The Intel 80386DX did NOT have any 80 bit instructions at all, the built in math co-processor came with i486.
You're right, I misremembered.
And in that regard, the Databus is a very significant part, that directly influence the speed and number of clocks of almost everything the CPU does.
For those old processors, yes, that's why the 6502 was 8-bit, for modern processors, though? You don't even see it listed on spec sheets. Instead, for the external stuff, you see number of memory controllers and PCIe lanes, while everything internal gets mushed up in IPC. "It's wide enough to not stall the pipeline what more do you want" kind of attitude.
Go look at anything post-2000: 64 bit means that pointers take up 64 bits. 32 bits means that pointers take up 32 bits. 8-bit and 16-bit are completely relegated to microcontrollers, I think keeping the data bus terminology, and soonish they're going to be gone because everything at that scale will be RISC-V, where "RV32I" means... pointers. So does "RV64I" and "RV128I". RV16E was proposed as an April Fool's joke and it's not completely out of the question that it'll happen. In any case there won't be RV8 because CPUs with an 8-bit address bus are pointlessly small, and "the number refers to pointer width" is the terminology of . An RV16 CPU might have a 16 bit data bus, it might have an 8 bit data bus, heck it might have a 256bit data bus because it's actually a DSP and has vector instructions. Sounds like a rare beast but not entirely nonsensical.
The reason you're getting downvoted is because you're saying that "64-bit CPU" means something different than is universally acknowledged that it means. It means pointer width.
Yes, other numbers are important. Yes, other numbers can be listed in places. No, it's not what people mean when they say "X-bit CPU".
RV128 exists. It refers to pointer width. Crays existed, by your account they were gazillion-bit machines because they had quite chunky vector lengths. Your Ryzen does not have a larger "databus" than a Cray1 which had 4096 bit (you read that right) vector registers. They were never called 4096 bit machines, they Cray1 has a 64-bit architecture because that's the pointer width.

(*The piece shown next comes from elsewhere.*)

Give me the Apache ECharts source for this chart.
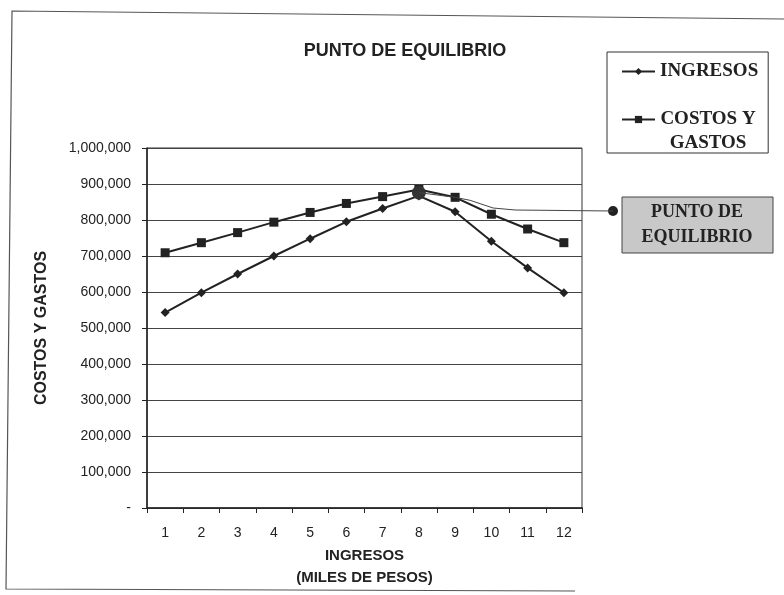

Yes, the terminology differs when it comes to 8 vs. 16-bit microcontrollers. But just because data bus is that important there (and 8-bit pointers don't make any practical sense) doesn't mean that anyone is calling a Cray a 4096 bit architecture. You might call them 4096 bit vector machines, and you're free to call anything with AVX2 a 256-bit SIMD machine (though you might actually be looking at 2x 128-bit ALUs), but neither makes them 64-bit architectures. Why? Because language is meant for communication and you don't get to have your own private definition of terms: Unless otherwise specified, the number stated is the number of bits in a pointer.